In this second half of the stimulus package, states must compete with one another for additional funds.

The Point Defiance Bypass project has been on DOT’s project list for a long time, but still isn’t fully funded. A more direct route for passenger trains would shave six minutes off the travel time for Amtrak Cascades trains between Seattle and Portland. Passenger trains would not have to compete with freight trains that also use the single-track line around Point Defiance through the Nelson-Bennett and Ruston tunnels.

“It’s very heavily congested there, with trains stopping one behind the other to get into the Port (of Tacoma),” Wood said. “Sometimes you can’t get a passenger train through there.
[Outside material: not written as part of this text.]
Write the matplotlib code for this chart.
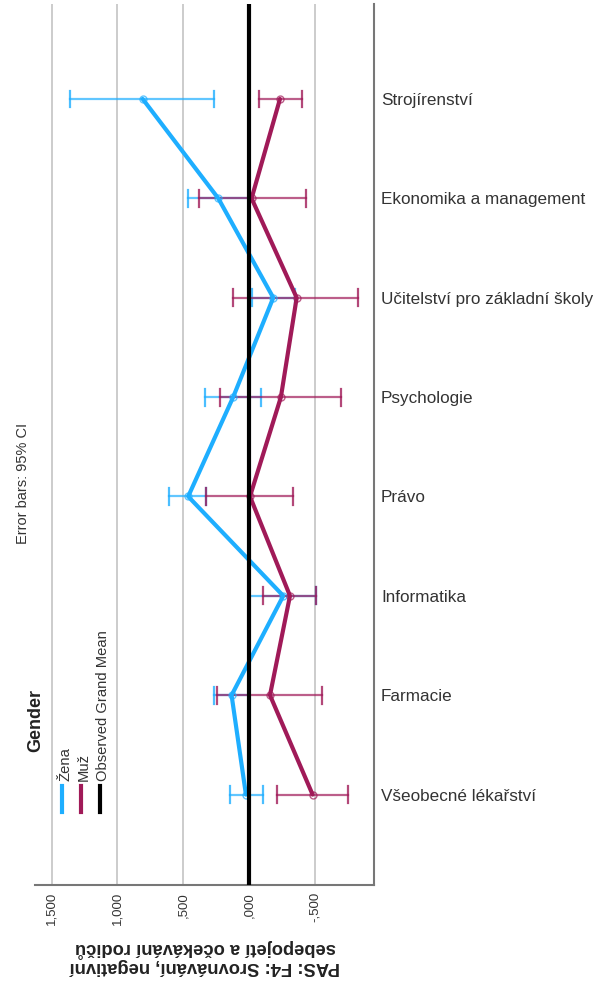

After the bypass is built, freight trains would continue to use the Point Defiance tracks and passenger train service will become much more reliable because Amtrak and Sounder trains will have the new and improved inland tracks from Nisqually to Freighthouse Square pretty much to themselves, he said.

Wood said he expects to hear from the Federal Railroad Administration by Oct. 2 as to which of Washington’s projects win federal funding. That also is the date to submit applications for a second round of projects, the projects that would boost Washington’s total application to $1 billion.

All of the projects on Washington’s $435 million list would be ready to go to construction within 90 days of getting the federal funds, he said. It would take about two years to finish the Point Defiance and Pacific Avenue projects, he said. The total list of projects is expected to create between 4,000 and 5,000 jobs.

High-speed corridors are those in which trains can reach speeds of up to 110 mph in the short term and 150 mph by 2030. The current maximum speed allowed under federal law for that stretch is 79 mph.